Luke Harding, The Guardian
Last modified on Tuesday 19 January 2016 05.36 EST

The Millennium hotel is an unusual spot for a murder. It overlooks Grosvenor Square, and is practically next door to the heavily guarded US embassy, where, it is rumoured, the CIA has its station on the fourth floor. A statue of Franklin D Roosevelt – wearing a large cape and holding a stick – dominates the north side of the square. In 2011 another statue would appear: that of the late US president Ronald Reagan. An inscription hails Reagan’s contribution to world history and his “determined intervention to end the cold war”. A friendly tribute from Mikhail Gorbachev reads: “With President Reagan, we travelled the world from confrontation to cooperation.”

The quotes would seem mordantly ironic in the light of events that took place just around the corner, and amid Vladimir Putin’s apparent attempt to turn the clock back to 1982, when the former KGB boss Yuri Andropov – the secret policeman’s secret policeman – was in charge of a doomed empire known as the Soviet Union.
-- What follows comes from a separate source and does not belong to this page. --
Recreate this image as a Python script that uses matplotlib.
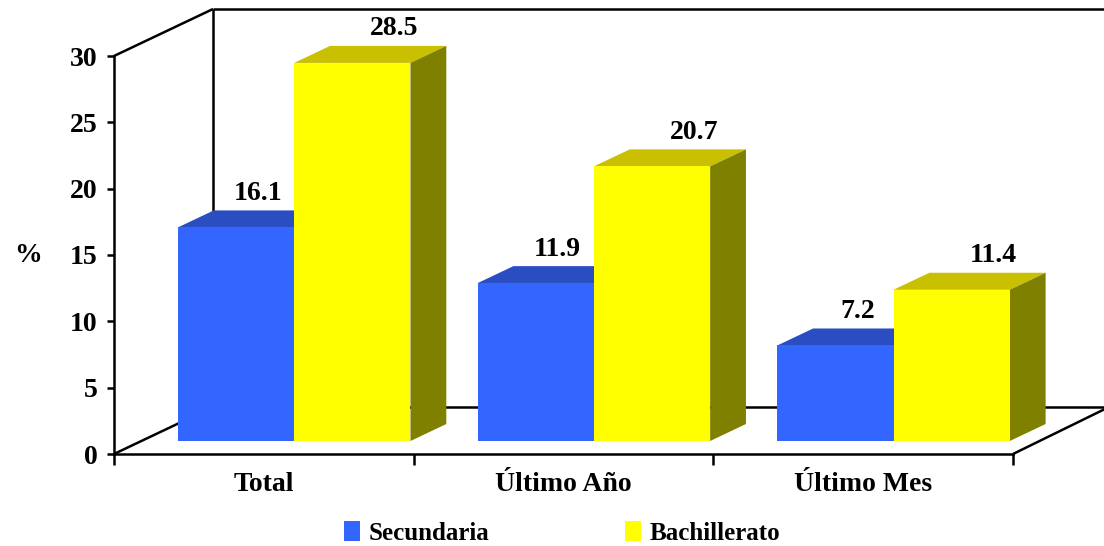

Next to the inscriptions is a sandy-coloured chunk of masonry. It is a piece of the Berlin Wall, retrieved from the east side. Reagan, the monument says, defeated communism. This was an enduring triumph for the west, democratic values, and for free societies everywhere.

Five hundred metres away is Grosvenor Street. It was here, in mid-October 2006, that two Russian assassins had tried to murder someone, unsuccessfully. The hitmen were Andrei Lugovoi and Dmitry Kovtun. Their target was Alexander Litvinenko, a former officer in Russia’s FSB spy agency. Litvinenko had fled Moscow in 2000. In exile in Britain he had become Putin’s most ebullient and needling critic. He was a writer and journalist. And – from 2003 onwards – a British agent, employed by MI6 as an expert on Russian organised crime.

Latterly, Litvinenko had been supplying Her Majesty’s spooks and their Spanish counterparts with hair-raising information about the Russian mafia in Spain. The mafia had extensive contacts with senior Russian politicians. The trail apparently led to the president’s office, and dated back to the 1990s when Putin, then aide to St Petersburg’s mayor, Anatoly Sobchak, worked closely with gangsters. In a week or so, Litvinenko was to testify before a Spanish prosecutor. Hence, it appeared, the Kremlin’s frantic efforts to kill him.

The men from Moscow were carrying what Kovtun confessed to a friend was “a very expensive poison”. About its properties he knew little. The poison was polonium-210, a rare radioactive isotope, tiny, invisible, undetectable. Ingested, it was fatal. The polonium had originated at a nuclear reactor in the Urals and a production line in the Russian town of Sarov. A secret FSB laboratory, the agency’s “research institute”, then converted it into a dinkily portable weapon.

Lugovoi and Kovtun, however, were rubbish assassins. The quality of Moscow’s hired killers had slipped since the glory days of the KGB. Their first attempt, in a Grosvenor Street boardroom, had not worked. They had lured Litvinenko to a business meeting, where – the radiation stain later showed – they had tipped polonium into his cup or glass. But Litvinenko did not touch his drink. As of 1 November 2006, he was stubbornly alive.